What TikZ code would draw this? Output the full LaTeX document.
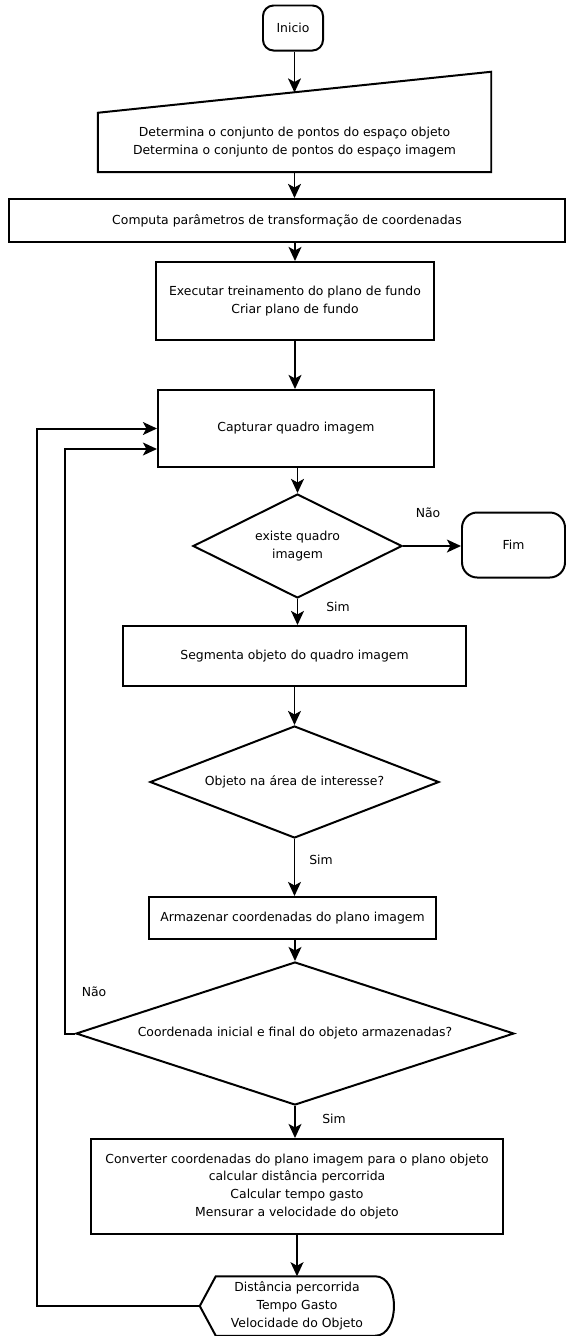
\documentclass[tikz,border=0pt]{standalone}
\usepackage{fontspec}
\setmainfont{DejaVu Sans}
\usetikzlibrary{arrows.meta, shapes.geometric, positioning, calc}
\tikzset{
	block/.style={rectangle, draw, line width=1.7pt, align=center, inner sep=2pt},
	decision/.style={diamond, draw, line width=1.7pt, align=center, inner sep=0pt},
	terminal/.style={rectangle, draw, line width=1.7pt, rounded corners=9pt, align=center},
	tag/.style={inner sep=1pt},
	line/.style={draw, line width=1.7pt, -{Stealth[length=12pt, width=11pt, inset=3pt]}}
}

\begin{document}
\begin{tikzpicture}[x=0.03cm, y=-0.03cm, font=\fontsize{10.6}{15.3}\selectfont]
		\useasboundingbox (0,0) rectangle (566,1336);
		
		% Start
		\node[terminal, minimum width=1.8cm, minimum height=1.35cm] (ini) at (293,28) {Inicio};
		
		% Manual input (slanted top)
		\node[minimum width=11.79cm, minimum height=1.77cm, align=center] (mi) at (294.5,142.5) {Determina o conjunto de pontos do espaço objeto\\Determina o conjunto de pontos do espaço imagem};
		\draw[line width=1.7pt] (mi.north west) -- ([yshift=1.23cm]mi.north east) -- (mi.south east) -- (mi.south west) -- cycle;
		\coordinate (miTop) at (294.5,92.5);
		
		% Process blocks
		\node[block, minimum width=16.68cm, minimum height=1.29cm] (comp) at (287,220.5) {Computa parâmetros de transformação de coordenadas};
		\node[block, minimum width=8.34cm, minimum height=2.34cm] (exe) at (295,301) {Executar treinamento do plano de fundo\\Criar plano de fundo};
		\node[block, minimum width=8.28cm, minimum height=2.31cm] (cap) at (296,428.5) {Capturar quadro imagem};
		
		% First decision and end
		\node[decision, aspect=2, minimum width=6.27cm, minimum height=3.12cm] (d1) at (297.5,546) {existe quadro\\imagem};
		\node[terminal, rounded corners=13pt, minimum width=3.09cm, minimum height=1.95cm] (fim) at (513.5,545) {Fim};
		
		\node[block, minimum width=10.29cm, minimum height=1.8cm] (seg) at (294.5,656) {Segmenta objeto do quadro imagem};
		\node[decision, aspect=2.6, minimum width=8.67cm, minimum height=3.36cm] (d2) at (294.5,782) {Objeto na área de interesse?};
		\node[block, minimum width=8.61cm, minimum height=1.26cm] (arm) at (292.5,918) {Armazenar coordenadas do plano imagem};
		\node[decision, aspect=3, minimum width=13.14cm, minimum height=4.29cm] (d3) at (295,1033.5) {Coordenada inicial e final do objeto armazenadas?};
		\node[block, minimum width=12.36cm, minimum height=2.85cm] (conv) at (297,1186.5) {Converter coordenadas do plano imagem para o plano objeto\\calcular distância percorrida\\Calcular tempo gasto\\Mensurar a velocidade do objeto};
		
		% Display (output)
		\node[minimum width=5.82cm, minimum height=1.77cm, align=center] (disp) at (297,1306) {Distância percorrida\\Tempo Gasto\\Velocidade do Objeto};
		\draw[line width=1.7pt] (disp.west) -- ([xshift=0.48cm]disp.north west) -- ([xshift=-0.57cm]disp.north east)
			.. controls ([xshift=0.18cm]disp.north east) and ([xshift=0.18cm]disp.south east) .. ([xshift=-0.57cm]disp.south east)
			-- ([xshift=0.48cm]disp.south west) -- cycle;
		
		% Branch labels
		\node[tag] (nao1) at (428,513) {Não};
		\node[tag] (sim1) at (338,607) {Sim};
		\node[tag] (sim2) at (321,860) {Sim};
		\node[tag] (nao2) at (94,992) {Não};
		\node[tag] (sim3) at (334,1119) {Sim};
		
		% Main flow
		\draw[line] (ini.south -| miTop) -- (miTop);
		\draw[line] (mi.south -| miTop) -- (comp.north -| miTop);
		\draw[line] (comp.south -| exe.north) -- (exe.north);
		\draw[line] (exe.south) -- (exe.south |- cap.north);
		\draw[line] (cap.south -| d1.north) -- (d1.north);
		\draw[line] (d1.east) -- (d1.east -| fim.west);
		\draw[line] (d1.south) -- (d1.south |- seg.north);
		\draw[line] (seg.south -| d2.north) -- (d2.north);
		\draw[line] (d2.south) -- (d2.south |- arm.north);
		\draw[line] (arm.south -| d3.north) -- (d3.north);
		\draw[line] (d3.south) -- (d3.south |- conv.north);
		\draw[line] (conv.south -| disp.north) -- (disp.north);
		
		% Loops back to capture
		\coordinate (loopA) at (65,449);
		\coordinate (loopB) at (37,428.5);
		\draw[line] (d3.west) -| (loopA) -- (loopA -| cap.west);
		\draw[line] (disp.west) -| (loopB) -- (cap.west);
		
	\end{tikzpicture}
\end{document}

—————

Restate the whole listing above exactly, except for its images.

What TikZ code would draw this? Output the full LaTeX document.
\documentclass[tikz,border=0pt]{standalone}
\usepackage{fontspec}
\setmainfont{DejaVu Sans}
\usetikzlibrary{arrows.meta, shapes.geometric, positioning, calc}
\tikzset{
	block/.style={rectangle, draw, line width=1.7pt, align=center, inner sep=2pt},
	decision/.style={diamond, draw, line width=1.7pt, align=center, inner sep=0pt},
	terminal/.style={rectangle, draw, line width=1.7pt, rounded corners=9pt, align=center},
	tag/.style={inner sep=1pt},
	line/.style={draw, line width=1.7pt, -{Stealth[length=12pt, width=11pt, inset=3pt]}}
}

\begin{document}
\begin{tikzpicture}[x=0.03cm, y=-0.03cm, font=\fontsize{10.6}{15.3}\selectfont]
		\useasboundingbox (0,0) rectangle (566,1336);
		
		% Start
		\node[terminal, minimum width=1.8cm, minimum height=1.35cm] (ini) at (293,28) {Inicio};
		
		% Manual input (slanted top)
		\node[minimum width=11.79cm, minimum height=1.77cm, align=center] (mi) at (294.5,142.5) {Determina o conjunto de pontos do espaço objeto\\Determina o conjunto de pontos do espaço imagem};
		\draw[line width=1.7pt] (mi.north west) -- ([yshift=1.23cm]mi.north east) -- (mi.south east) -- (mi.south west) -- cycle;
		\coordinate (miTop) at (294.5,92.5);
		
		% Process blocks
		\node[block, minimum width=16.68cm, minimum height=1.29cm] (comp) at (287,220.5) {Computa parâmetros de transformação de coordenadas};
		\node[block, minimum width=8.34cm, minimum height=2.34cm] (exe) at (295,301) {Executar treinamento do plano de fundo\\Criar plano de fundo};
		\node[block, minimum width=8.28cm, minimum height=2.31cm] (cap) at (296,428.5) {Capturar quadro imagem};
		
		% First decision and end
		\node[decision, aspect=2, minimum width=6.27cm, minimum height=3.12cm] (d1) at (297.5,546) {existe quadro\\imagem};
		\node[terminal, rounded corners=13pt, minimum width=3.09cm, minimum height=1.95cm] (fim) at (513.5,545) {Fim};
		
		\node[block, minimum width=10.29cm, minimum height=1.8cm] (seg) at (294.5,656) {Segmenta objeto do quadro imagem};
		\node[decision, aspect=2.6, minimum width=8.67cm, minimum height=3.36cm] (d2) at (294.5,782) {Objeto na área de interesse?};
		\node[block, minimum width=8.61cm, minimum height=1.26cm] (arm) at (292.5,918) {Armazenar coordenadas do plano imagem};
		\node[decision, aspect=3, minimum width=13.14cm, minimum height=4.29cm] (d3) at (295,1033.5) {Coordenada inicial e final do objeto armazenadas?};
		\node[block, minimum width=12.36cm, minimum height=2.85cm] (conv) at (297,1186.5) {Converter coordenadas do plano imagem para o plano objeto\\calcular distância percorrida\\Calcular tempo gasto\\Mensurar a velocidade do objeto};
		
		% Display (output)
		\node[minimum width=5.82cm, minimum height=1.77cm, align=center] (disp) at (297,1306) {Distância percorrida\\Tempo Gasto\\Velocidade do Objeto};
		\draw[line width=1.7pt] (disp.west) -- ([xshift=0.48cm]disp.north west) -- ([xshift=-0.57cm]disp.north east)
			.. controls ([xshift=0.18cm]disp.north east) and ([xshift=0.18cm]disp.south east) .. ([xshift=-0.57cm]disp.south east)
			-- ([xshift=0.48cm]disp.south west) -- cycle;
		
		% Branch labels
		\node[tag] (nao1) at (428,513) {Não};
		\node[tag] (sim1) at (338,607) {Sim};
		\node[tag] (sim2) at (321,860) {Sim};
		\node[tag] (nao2) at (94,992) {Não};
		\node[tag] (sim3) at (334,1119) {Sim};
		
		% Main flow
		\draw[line] (ini.south -| miTop) -- (miTop);
		\draw[line] (mi.south -| miTop) -- (comp.north -| miTop);
		\draw[line] (comp.south -| exe.north) -- (exe.north);
		\draw[line] (exe.south) -- (exe.south |- cap.north);
		\draw[line] (cap.south -| d1.north) -- (d1.north);
		\draw[line] (d1.east) -- (d1.east -| fim.west);
		\draw[line] (d1.south) -- (d1.south |- seg.north);
		\draw[line] (seg.south -| d2.north) -- (d2.north);
		\draw[line] (d2.south) -- (d2.south |- arm.north);
		\draw[line] (arm.south -| d3.north) -- (d3.north);
		\draw[line] (d3.south) -- (d3.south |- conv.north);
		\draw[line] (conv.south -| disp.north) -- (disp.north);
		
		% Loops back to capture
		\coordinate (loopA) at (65,449);
		\coordinate (loopB) at (37,428.5);
		\draw[line] (d3.west) -| (loopA) -- (loopA -| cap.west);
		\draw[line] (disp.west) -| (loopB) -- (cap.west);
		
	\end{tikzpicture}
\end{document}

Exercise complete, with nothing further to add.